Hornsey Journal, 11 May 1945
Profound thanksgiving so much is over
Our representatives have been out and about in Hornsey and gathered the following cross section of views which typify the feelings of those spoken to about the war:
A soldier – “I’m on leave from Burma and I hope that people realise when they are celebrating that this does not mean that we can take things easy. These chaps out in the jungles of the Far East need your support more than ever. Some haven’t seen ‘Blighty’ for five years and know that the sooner they finish the Japs the sooner they will get home. Give them your support and let them finish the job in half the time”.
Civil defence worker – “We’ve been criticised for idling during periods when nothing happened but I think we did our stuff when these V things started”.
Fireman – “I’ve tackled incendiaries and ordinary bombs. I’ve stood by listening for buzz-bombs and I’ve seen the destruction which has descended without warning upon a peaceful community in a matter of seconds. Such experiences make me determined to do all in my power to ensure a lasting peace”.
An ATS girl – “it’s been a grand life and I’ve loved every minute of it. Of course, I’m glad the war’s over, everyone is, but I for one won’t be so happy about being demobbed. I was a typist before the war but I can’t see myself sitting at a desk from nine till six again in a hurry”.
A woman factory worker – “I volunteered for this type of work way back in 1940 when old Jerry was too close to be comfortable and although I say it myself, it’s women like me who have helped Tommy in the front line, and if he needs any help when fighting the Japs, we women in the factories will do our work again”.
A schoolmaster – “I was evacuated with my school in 1939 and therefore missed the many trials of London citizens. The children were well looked after in the reception areas and I would like to take this opportunity of thanking all housewives in the country for the way they housed the many thousands of London evacuees. The higher form of my school took the matriculation exam under the most impossible conditions during the flying bomb attacks and it is a credit to the children that so many were successful”.
A housewife – “When we look back at the past six years it seems impossible that one could have lived through so much.
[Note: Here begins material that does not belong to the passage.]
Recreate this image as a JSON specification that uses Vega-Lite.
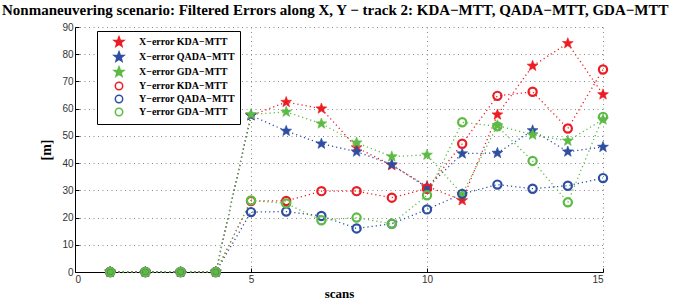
{
  "$schema": "https://vega.github.io/schema/vega-lite/v6.json",
  "autosize": "none",
  "width": 528,
  "height": 245,
  "padding": {"left": 75, "top": 27, "right": 81, "bottom": 30},
  "background": "white",
  "title": {
    "text": "Nonmaneuvering scenario: Filtered Errors along X, Y − track 2: KDA−MTT, QADA−MTT, GDA−MTT",
    "anchor": "start",
    "frame": "group",
    "dx": -73,
    "dy": 18,
    "offset": 10,
    "baseline": "alphabetic",
    "font": "Liberation Serif",
    "fontWeight": "bold",
    "fontSize": 15,
    "color": "black"
  },
  "config": {
    "view": {"stroke": null},
    "axis": {
      "domainColor": "black",
      "domainWidth": 1,
      "tickColor": "black",
      "tickSize": -4,
      "labelFont": "Liberation Sans",
      "labelFontSize": 10,
      "labelColor": "#333333",
      "gridColor": "#888888",
      "gridDash": [1, 3.5],
      "gridWidth": 1,
      "titleFont": "Liberation Serif",
      "titleFontWeight": "bold",
      "titleFontSize": 13,
      "titleColor": "black"
    }
  },
  "data": {
    "values": [
      {"scan": 1, "series": "X−error KDA−MTT", "value": 0},
      {"scan": 2, "series": "X−error KDA−MTT", "value": 0},
      {"scan": 3, "series": "X−error KDA−MTT", "value": 0},
      {"scan": 4, "series": "X−error KDA−MTT", "value": 0},
      {"scan": 5, "series": "X−error KDA−MTT", "value": 57.5},
      {"scan": 6, "series": "X−error KDA−MTT", "value": 62.4},
      {"scan": 7, "series": "X−error KDA−MTT", "value": 60},
      {"scan": 8, "series": "X−error KDA−MTT", "value": 45.7},
      {"scan": 9, "series": "X−error KDA−MTT", "value": 39.2},
      {"scan": 10, "series": "X−error KDA−MTT", "value": 31.5},
      {"scan": 11, "series": "X−error KDA−MTT", "value": 26.3},
      {"scan": 12, "series": "X−error KDA−MTT", "value": 57.8},
      {"scan": 13, "series": "X−error KDA−MTT", "value": 75.7},
      {"scan": 14, "series": "X−error KDA−MTT", "value": 84},
      {"scan": 15, "series": "X−error KDA−MTT", "value": 65.2},
      {"scan": 1, "series": "X−error QADA−MTT", "value": 0},
      {"scan": 2, "series": "X−error QADA−MTT", "value": 0},
      {"scan": 3, "series": "X−error QADA−MTT", "value": 0},
      {"scan": 4, "series": "X−error QADA−MTT", "value": 0},
      {"scan": 5, "series": "X−error QADA−MTT", "value": 57.5},
      {"scan": 6, "series": "X−error QADA−MTT", "value": 51.8},
      {"scan": 7, "series": "X−error QADA−MTT", "value": 47.1},
      {"scan": 8, "series": "X−error QADA−MTT", "value": 44.2},
      {"scan": 9, "series": "X−error QADA−MTT", "value": 39.5},
      {"scan": 10, "series": "X−error QADA−MTT", "value": 31},
      {"scan": 11, "series": "X−error QADA−MTT", "value": 43.5},
      {"scan": 12, "series": "X−error QADA−MTT", "value": 43.7},
      {"scan": 13, "series": "X−error QADA−MTT", "value": 52},
      {"scan": 14, "series": "X−error QADA−MTT", "value": 44.2},
      {"scan": 15, "series": "X−error QADA−MTT", "value": 45.9},
      {"scan": 1, "series": "X−error GDA−MTT", "value": 0},
      {"scan": 2, "series": "X−error GDA−MTT", "value": 0},
      {"scan": 3, "series": "X−error GDA−MTT", "value": 0},
      {"scan": 4, "series": "X−error GDA−MTT", "value": 0},
      {"scan": 5, "series": "X−error GDA−MTT", "value": 57.9},
      {"scan": 6, "series": "X−error GDA−MTT", "value": 58.8},
      {"scan": 7, "series": "X−error GDA−MTT", "value": 54.5},
      {"scan": 8, "series": "X−error GDA−MTT", "value": 47.5},
      {"scan": 9, "series": "X−error GDA−MTT", "value": 42.4},
      {"scan": 10, "series": "X−error GDA−MTT", "value": 43},
      {"scan": 11, "series": "X−error GDA−MTT", "value": 28.6},
      {"scan": 12, "series": "X−error GDA−MTT", "value": 53.8},
      {"scan": 13, "series": "X−error GDA−MTT", "value": 50.4},
      {"scan": 14, "series": "X−error GDA−MTT", "value": 48.2},
      {"scan": 15, "series": "X−error GDA−MTT", "value": 56},
      {"scan": 1, "series": "Y−error KDA−MTT", "value": 0},
      {"scan": 2, "series": "Y−error KDA−MTT", "value": 0},
      {"scan": 3, "series": "Y−error KDA−MTT", "value": 0},
      {"scan": 4, "series": "Y−error KDA−MTT", "value": 0},
      {"scan": 5, "series": "Y−error KDA−MTT", "value": 26.1},
      {"scan": 6, "series": "Y−error KDA−MTT", "value": 26.1},
      {"scan": 7, "series": "Y−error KDA−MTT", "value": 29.7},
      {"scan": 8, "series": "Y−error KDA−MTT", "value": 29.7},
      {"scan": 9, "series": "Y−error KDA−MTT", "value": 27.3},
      {"scan": 10, "series": "Y−error KDA−MTT", "value": 30.6},
      {"scan": 11, "series": "Y−error KDA−MTT", "value": 47.1},
      {"scan": 12, "series": "Y−error KDA−MTT", "value": 64.7},
      {"scan": 13, "series": "Y−error KDA−MTT", "value": 66.2},
      {"scan": 14, "series": "Y−error KDA−MTT", "value": 52.7},
      {"scan": 15, "series": "Y−error KDA−MTT", "value": 74.4},
      {"scan": 1, "series": "Y−error QADA−MTT", "value": 0},
      {"scan": 2, "series": "Y−error QADA−MTT", "value": 0},
      {"scan": 3, "series": "Y−error QADA−MTT", "value": 0},
      {"scan": 4, "series": "Y−error QADA−MTT", "value": 0},
      {"scan": 5, "series": "Y−error QADA−MTT", "value": 22},
      {"scan": 6, "series": "Y−error QADA−MTT", "value": 22.2},
      {"scan": 7, "series": "Y−error QADA−MTT", "value": 20.6},
      {"scan": 8, "series": "Y−error QADA−MTT", "value": 16},
      {"scan": 9, "series": "Y−error QADA−MTT", "value": 17.7},
      {"scan": 10, "series": "Y−error QADA−MTT", "value": 23},
      {"scan": 11, "series": "Y−error QADA−MTT", "value": 28.7},
      {"scan": 12, "series": "Y−error QADA−MTT", "value": 32.1},
      {"scan": 13, "series": "Y−error QADA−MTT", "value": 30.6},
      {"scan": 14, "series": "Y−error QADA−MTT", "value": 31.7},
      {"scan": 15, "series": "Y−error QADA−MTT", "value": 34.5},
      {"scan": 1, "series": "Y−error GDA−MTT", "value": 0},
      {"scan": 2, "series": "Y−error GDA−MTT", "value": 0},
      {"scan": 3, "series": "Y−error GDA−MTT", "value": 0},
      {"scan": 4, "series": "Y−error GDA−MTT", "value": 0},
      {"scan": 5, "series": "Y−error GDA−MTT", "value": 26.3},
      {"scan": 6, "series": "Y−error GDA−MTT", "value": 25.2},
      {"scan": 7, "series": "Y−error GDA−MTT", "value": 19},
      {"scan": 8, "series": "Y−error GDA−MTT", "value": 20},
      {"scan": 9, "series": "Y−error GDA−MTT", "value": 17.7},
      {"scan": 10, "series": "Y−error GDA−MTT", "value": 28.2},
      {"scan": 11, "series": "Y−error GDA−MTT", "value": 55},
      {"scan": 12, "series": "Y−error GDA−MTT", "value": 53.5},
      {"scan": 13, "series": "Y−error GDA−MTT", "value": 40.8},
      {"scan": 14, "series": "Y−error GDA−MTT", "value": 25.6},
      {"scan": 15, "series": "Y−error GDA−MTT", "value": 57}
    ]
  },
  "encoding": {
    "x": {
      "field": "scan",
      "type": "quantitative",
      "title": "scans",
      "scale": {"domain": [0, 15], "nice": false},
      "axis": {"values": [0, 5, 10, 15], "labelPadding": 6, "titlePadding": 3}
    },
    "y": {
      "field": "value",
      "type": "quantitative",
      "title": "[m]",
      "scale": {"domain": [0, 90], "nice": false},
      "axis": {"values": [0, 10, 20, 30, 40, 50, 60, 70, 80, 90], "labelPadding": 6, "titlePadding": 8, "titleFontSize": 14}
    }
  },
  "layer": [
    {
      "mark": {"type": "line", "strokeDash": [1.2, 3], "strokeWidth": 1.3},
      "encoding": {
        "color": {
          "field": "series",
          "type": "nominal",
          "legend": null,
          "scale": {
            "range": ["#5cba45", "#ec1c24", "#2d4ea2", "#5cba45", "#ec1c24", "#2d4ea2"]
          }
        }
      }
    },
    {
      "transform": [{"filter": "indexof(datum.series, 'X') == 0"}],
      "mark": {"type": "point", "opacity": 1, "size": 130, "strokeWidth": 0.6},
      "encoding": {
        "stroke": {
          "field": "series",
          "type": "nominal",
          "scale": {
            "domain": ["X−error KDA−MTT", "X−error QADA−MTT", "X−error GDA−MTT", "Y−error KDA−MTT", "Y−error QADA−MTT", "Y−error GDA−MTT"],
            "range": ["#ec1c24", "#2d4ea2", "#5cba45", "#ec1c24", "#2d4ea2", "#5cba45"]
          },
          "legend": {
            "title": null,
            "orient": "none",
            "legendX": 22,
            "legendY": 4,
            "strokeColor": "black",
            "fillColor": "white",
            "padding": 5,
            "rowPadding": -2,
            "symbolSize": 105,
            "symbolStrokeWidth": 1.5,
            "symbolOffset": 11,
            "labelOffset": 14,
            "labelFont": "Liberation Serif",
            "labelFontWeight": "bold",
            "labelFontSize": 10,
            "labelColor": "black"
          }
        },
        "fill": {
          "field": "series",
          "type": "nominal",
          "scale": {
            "domain": ["X−error KDA−MTT", "X−error QADA−MTT", "X−error GDA−MTT", "Y−error KDA−MTT", "Y−error QADA−MTT", "Y−error GDA−MTT"],
            "range": ["#ec1c24", "#2d4ea2", "#5cba45", "transparent", "transparent", "transparent"]
          }
        },
        "shape": {
          "field": "series",
          "type": "nominal",
          "scale": {
            "domain": ["X−error KDA−MTT", "X−error QADA−MTT", "X−error GDA−MTT", "Y−error KDA−MTT", "Y−error QADA−MTT", "Y−error GDA−MTT"],
            "range": [
              "M0,-1L0.247,-0.34L0.951,-0.309L0.399,0.13L0.588,0.809L0,0.42L-0.588,0.809L-0.399,0.13L-0.951,-0.309L-0.247,-0.34Z",
              "M0,-1L0.247,-0.34L0.951,-0.309L0.399,0.13L0.588,0.809L0,0.42L-0.588,0.809L-0.399,0.13L-0.951,-0.309L-0.247,-0.34Z",
              "M0,-1L0.247,-0.34L0.951,-0.309L0.399,0.13L0.588,0.809L0,0.42L-0.588,0.809L-0.399,0.13L-0.951,-0.309L-0.247,-0.34Z",
              "M0.72,0A0.72,0.72,0,1,1,-0.72,0A0.72,0.72,0,1,1,0.72,0Z",
              "M0.72,0A0.72,0.72,0,1,1,-0.72,0A0.72,0.72,0,1,1,0.72,0Z",
              "M0.72,0A0.72,0.72,0,1,1,-0.72,0A0.72,0.72,0,1,1,0.72,0Z"
            ]
          }
        }
      }
    },
    {
      "transform": [{"filter": "indexof(datum.series, 'Y') == 0"}],
      "mark": {"type": "point", "opacity": 1, "size": 130, "strokeWidth": 2.2},
      "encoding": {
        "stroke": {"field": "series", "type": "nominal"},
        "fill": {"field": "series", "type": "nominal"},
        "shape": {"field": "series", "type": "nominal"}
      }
    },
    {
      "data": {"values": [{}]},
      "mark": {"type": "text", "text": "FA=0.4", "font": "Liberation Serif", "fontWeight": "bold", "fontSize": 11, "color": "black"},
      "encoding": {
        "x": {"datum": 1.78},
        "y": {"datum": 46.1}
      }
    }
  ]
}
My husband has been away two years but he still has a home to come to when he returns. The two children and I have slept down the tubes for the past twelve months during the flying bomb and rocket attacks. It is a pleasure to be able to sleep on a mattress after so long”.
A land girl – “Before I joined the Land Army I was a shop assistant and never even knew how to grow mustard and cress. Now I know nearly everything about farming that there is to know. It has been a grand life and I don’t feel at all pleased when I realise that very soon I shall be leaving the Land Army. All I can say to that is, if they want volunteers to gather the harvest when I am in ‘civvy street’, I shall be one of the first to volunteer”.
A postman – “I often wonder just what proportion of happiness and misery I have dropped through letter boxes during this war”.
A bus driver – “I must say something about the way in which the conductresses have tackled a man’s job during the war. People don’t seem to realise what tiring work it is. They have done it cheerfully and deserve a pat on the back. We have stuck to our jobs behind the wheel and on the bus platform during the heaviest air raids. Let’s hope it’s not all been in vain”.
A local shopkeeper – “We have eked out the family rations to the barest ounce and have sometimes had to hold back unrationed goods in short supply. In fact, we are tired of saying, ‘No madam – not this week’ and welcome the day when we can again remark, ‘Yes Madam. We have full stocks of that product”.
A WREN – “I’ve learnt a lot since joining the Service, the main thing being how to use my time properly. Before the war I just fluttered about not thinking much about anything except myself and how to have a good time. I’m quite clear now about the things that really matter in life and intend to do something really worthwhile when I get back in civvies again”.
An airman – “On every bombing mission I have been on I have prayed for the day when it would no longer be necessary. Now that day has come, at least in Europe, and although I shall miss flying I am looking forward to settling back at home with my wife and children”.